Minkowski había avanzado que sustituyendo al coro escucharíamos, literalmente, a unos “muy buenos” solistas, y lo cierto es que no nos engañó. Trece grandes voces demostraron que pueden sonar como cuarenta. Si en la primera parte hubo algún momento en que se echó de menos un mayor volumen –sobre todo en el coro final, “Wie durch die Macht des heil’gen Sang’s”–, en la segunda el plantel vocal desplegó toda su capacidad.
Y es que en efecto, en esa segunda parte de la noche consiguieron Minkowski y los suyos alcanzar cotas apoteósicas. La genialidad indiscutible de la obra pura –ahora ya sí– de Mozart encontró en ellos una perfecta vía de comunicación. La Gran Misa es un prodigio de fuerza arrolladora y de luminosidad. De una y otra dieron sobrada muestra las voces de la formación, destacando el apabullante “Qui tollis” con los cantantes en primera línea escénica, pero también pasajes más intimistas como el “Et incarnatus est” que nos permitieron apreciar a los excepcionales solistas. La soprano rumana Ana Maria Labin nos arrebató con su timbre cristalino e indiscutiblemente mozartiano, con su caudal interminable y poderoso, con su afinación y vocalización perfectas. No menos admirable fue la técnica de la mezzo italiana Miriam Albano, de timbre carnoso y aterciopelado, con gran musicalidad y un control de la respiración que le permitió frasear con éxito la dificilísima escritura del “Laudamus Te”. Las voces masculinas solistas estuvieron asimismo bien representadas por Valerio Contaldo –tenor de pequeña pero hermosa voz, algo justo en el registro grave pero con un agudo bien colocado y bonita coloratura—y el bajo-barítono alemán Norman Patzke, que destacó por su volumen y fiato. Menos nos gustó el contratenor británico Owen Willetts. Estos cinco solistas se apoyaron en un sólido ripieno de ocho voces de excelente nivel, como quedó patente en el entusiasta “Sanctus” que cerró el concierto.

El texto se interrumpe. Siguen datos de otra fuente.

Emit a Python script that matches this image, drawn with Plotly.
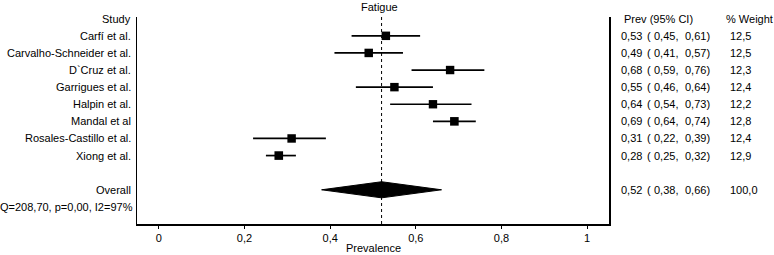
import plotly.graph_objects as go

studies = ["Carfí et al.", "Carvalho-Schneider et al.", "D`Cruz et al.", "Garrigues et al.",
           "Halpin et al.", "Mandal et al", "Rosales-Castillo et al.", "Xiong et al."]
prev = [0.53, 0.49, 0.68, 0.55, 0.64, 0.69, 0.31, 0.28]
lo = [0.45, 0.41, 0.59, 0.46, 0.54, 0.64, 0.22, 0.25]
hi = [0.61, 0.57, 0.76, 0.64, 0.73, 0.74, 0.39, 0.32]
weight = [12.5, 12.5, 12.3, 12.4, 12.2, 12.8, 12.4, 12.9]
overall_prev, overall_lo, overall_hi, overall_weight = 0.52, 0.38, 0.66, 100.0
het_text = "Q=208,70, p=0,00, I2=97%"
tick_vals = [0, 0.2, 0.4, 0.6, 0.8, 1]
tick_text = ["0", "0,2", "0,4", "0,6", "0,8", "1"]

FONT = "Liberation Sans, Arial, sans-serif"
W, H = 774, 255
L, R, T, B = 137, 165, 17, 31
pw = W - L - R
ph = H - T - B

def px2paper(px):
    return (px - L) / pw

def fmt(v, nd=2):
    return f"{v:.{nd}f}".replace(".", ",")

rows = list(range(1, len(studies) + 1))
overall_row = len(studies) + 2
het_row = overall_row + 1

fig = go.Figure()

# CI lines
for r, a, b in zip(rows, lo, hi):
    fig.add_trace(go.Scatter(x=[a, b], y=[r, r], mode="lines",
                             line=dict(color="black", width=1.7), hoverinfo="skip", showlegend=False))

# reference dotted line at overall estimate
fig.add_trace(go.Scatter(x=[overall_prev, overall_prev], y=[-0.1, het_row + 1], mode="lines",
                         line=dict(color="black", width=1, dash="dot"), showlegend=False, hoverinfo="skip"))

# squares
fig.add_trace(go.Scatter(x=prev, y=rows, mode="markers",
                         marker=dict(symbol="square", color="#000000", opacity=1,
                                     size=[2.4 * w ** 0.5 for w in weight],
                                     line=dict(width=0)),
                         showlegend=False))

# diamond
dh = 0.47
fig.add_trace(go.Scatter(x=[overall_lo, overall_prev, overall_hi, overall_prev, overall_lo],
                         y=[overall_row, overall_row - dh, overall_row, overall_row + dh, overall_row],
                         mode="lines", fill="toself", fillcolor="black",
                         line=dict(color="black", width=1), showlegend=False))

ann = []
def text(x, y, s, anchor="left", xref="paper", size=11):
    ann.append(dict(x=x, y=y, xref=xref, yref="y", text=s, showarrow=False,
                    xanchor=anchor, yanchor="middle", font=dict(family=FONT, size=size, color="black")))

lx = px2paper(133)
text(lx, 0, "Study", "right")
for r, s in zip(rows, studies):
    text(lx, r, s, "right")
text(lx, overall_row, "Overall", "right")
text(px2paper(135), het_row, het_text, "right")

# right table
text(px2paper(622), 0, "Prev (95% CI)")
text(px2paper(724), 0, "% Weight")
all_rows = rows + [overall_row]
all_p = prev + [overall_prev]
all_lo = lo + [overall_lo]
all_hi = hi + [overall_hi]
all_w = weight + [overall_weight]
for r, p, a, b, w in zip(all_rows, all_p, all_lo, all_hi, all_w):
    text(px2paper(619), r, fmt(p))
    text(px2paper(645), r, "(")
    text(px2paper(652), r, fmt(a) + ",")
    text(px2paper(683), r, fmt(b) + ")")
    text(px2paper(728), r, fmt(w, 1))

# titles
ann.append(dict(x=px2paper(379), y=1 + (T - 7) / ph, xref="paper", yref="paper", text="Fatigue",
                showarrow=False, xanchor="center", yanchor="middle",
                font=dict(family=FONT, size=11, color="black")))
ann.append(dict(x=0.5, y=-(248 - (H - B)) / ph, xref="x", yref="paper", text="Prevalence",
                showarrow=False, xanchor="center", yanchor="middle",
                font=dict(family=FONT, size=11, color="black")))

fig.update_layout(
    width=W, height=H,
    margin=dict(l=L, r=R, t=T, b=B, pad=0),
    paper_bgcolor="white", plot_bgcolor="white",
    annotations=ann,
    hovermode=False,
    xaxis=dict(range=[-0.051, 1.051], tickvals=tick_vals, ticktext=tick_text,
               showgrid=False, zeroline=False, showline=True, linecolor="black", linewidth=1.5,
               ticks="outside", ticklen=3, tickcolor="black", tickwidth=1,
               tickfont=dict(family=FONT, size=11, color="black")),
    yaxis=dict(range=[het_row + 1, -0.1], showgrid=False, zeroline=False, showticklabels=False,
               showline=True, mirror=True, linecolor="black", linewidth=1.5, ticks=""),
    showlegend=False,
)

fig.write_html("out.html", config={"displayModeBar": False, "staticPlot": True},
               post_script="document.body.style.margin='0';document.body.style.padding='0';document.body.style.overflow='hidden';")
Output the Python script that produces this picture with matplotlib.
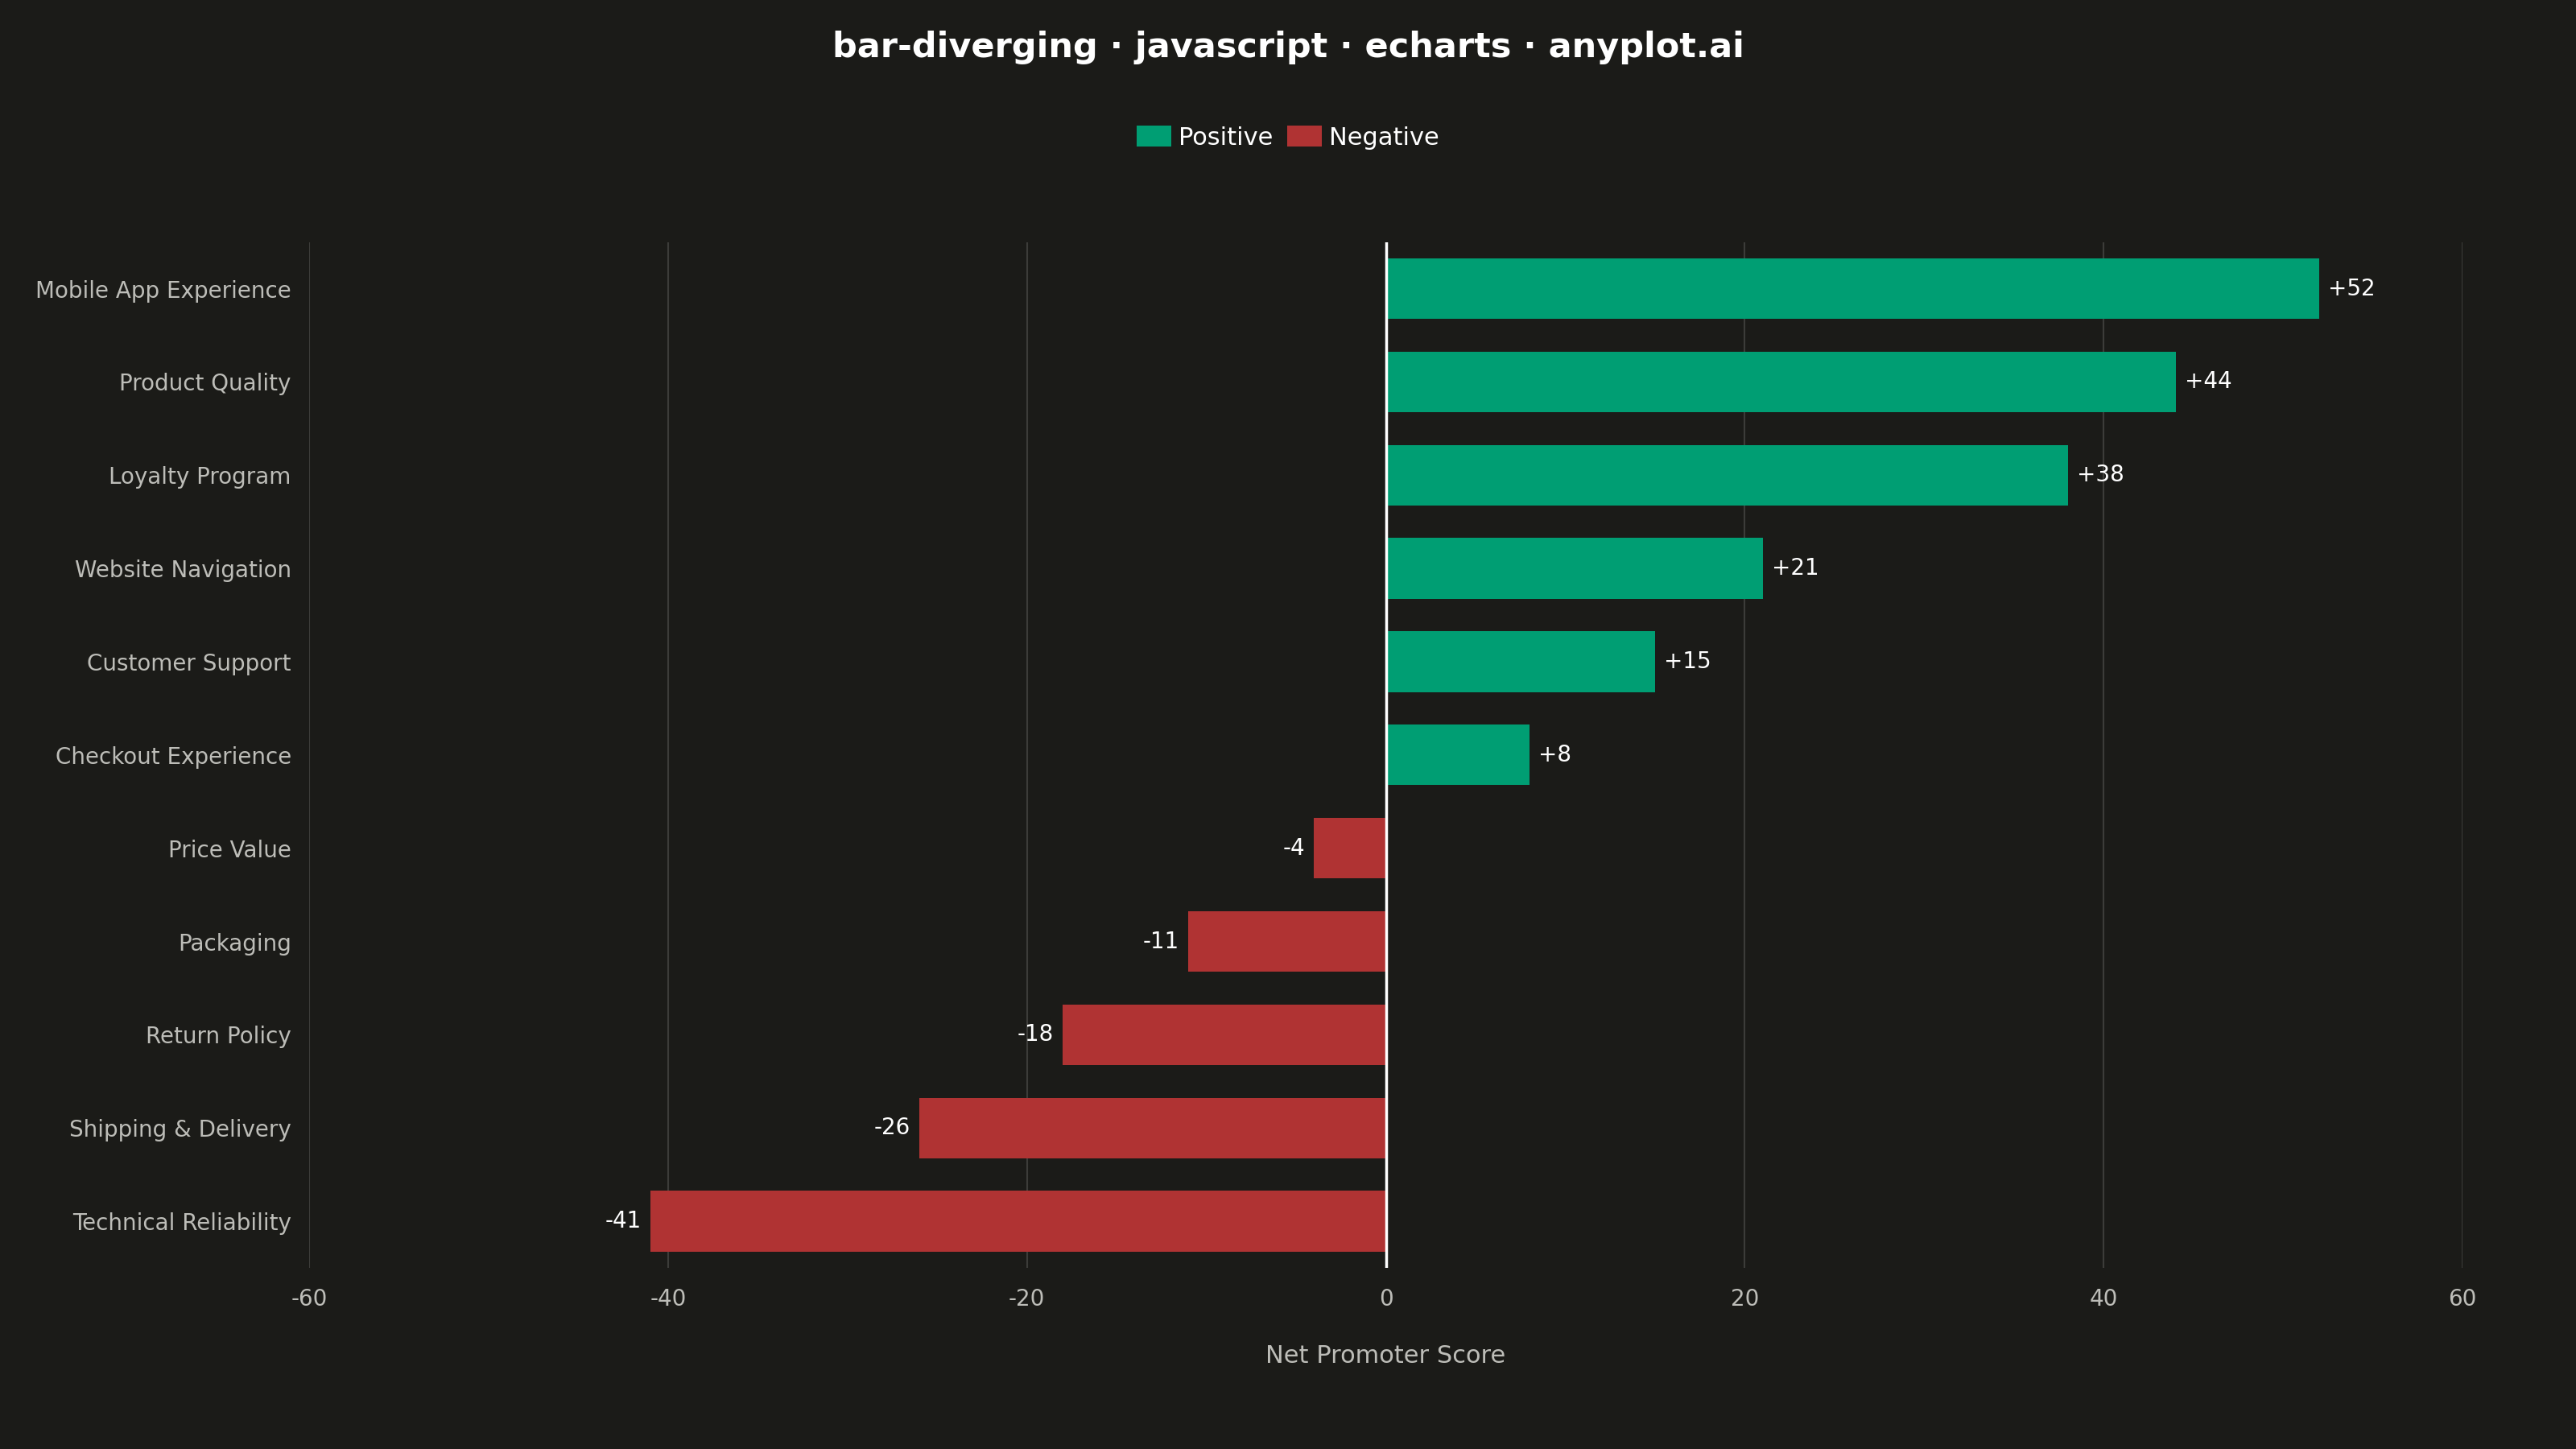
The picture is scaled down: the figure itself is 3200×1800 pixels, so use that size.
import matplotlib
matplotlib.use("Agg")
import matplotlib.pyplot as plt
from matplotlib.patches import Patch

categories = ["Mobile App Experience", "Product Quality", "Loyalty Program", "Website Navigation",
              "Customer Support", "Checkout Experience", "Price Value", "Packaging",
              "Return Policy", "Shipping & Delivery", "Technical Reliability"]
scores = [52, 44, 38, 21, 15, 8, -4, -11, -18, -26, -41]
xticks = [-60, -40, -20, 0, 20, 40, 60]

BG = "#1b1b18"
POS = "#009e73"
NEG = "#b03333"
TXT = "#bdbdb8"

fig = plt.figure(figsize=(32, 18), dpi=100, facecolor=BG)
ax = fig.add_axes([0.12, 0.125, 0.836, 0.708], facecolor=BG)

n = len(categories)
ys = list(range(n))
colors = [POS if v >= 0 else NEG for v in scores]
ax.barh(ys, scores, height=0.65, color=colors, zorder=3)
for y, v in zip(ys, scores):
    lab = f"+{v}" if v > 0 else f"{v}"
    ax.text(v + (0.5 if v >= 0 else -0.5), y, lab, ha="left" if v >= 0 else "right",
            va="center", color="white", fontsize=20, zorder=4)

ax.set_ylim(n - 0.5, -0.5)
ax.set_xlim(-60, 60)
ax.set_xticks(xticks)
ax.set_xticklabels([str(t) for t in xticks])
ax.set_yticks(ys)
ax.set_yticklabels(categories)
ax.tick_params(axis="both", colors=TXT, labelsize=20, length=0)
ax.tick_params(axis="x", pad=18)
ax.tick_params(axis="y", pad=16)
for s in ax.spines.values():
    s.set_visible(False)
ax.grid(axis="x", color="#3c3c39", linewidth=1.5, zorder=0)
ax.axvline(0, color="white", linewidth=2.5, zorder=5)
ax.set_xlabel("Net Promoter Score", color=TXT, fontsize=22, labelpad=30)

fig.text(0.5, 0.967, "bar-diverging · javascript · echarts · anyplot.ai", ha="center", va="center",
         color="white", fontsize=31, fontweight="bold")
handles = [Patch(facecolor=POS, label="Positive"), Patch(facecolor=NEG, label="Negative")]
fig.legend(handles=handles, loc="center", bbox_to_anchor=(0.5, 0.905), ncol=2, frameon=False,
           fontsize=22, labelcolor="white", handlelength=1.4, handleheight=0.9,
           columnspacing=0.6, handletextpad=0.3)

fig.savefig("out.png", facecolor=BG)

Marc Minkowski dirigió desde el rigor y la vivacidad, con los tempi ágiles que lo caracterizan pero sin perderse por ello la majestuosidad de la composición del genio salzburgués, y con un espléndido dominio de las dinámicas. Bajo su batuta, los instrumentos originales de Les Musiciens du Louvre nos regalaron un sonido memorable. Director, orquesta y voces recibieron una de las mayores y más merecidas ovaciones que se han escuchado en el Festival Internacional en este año.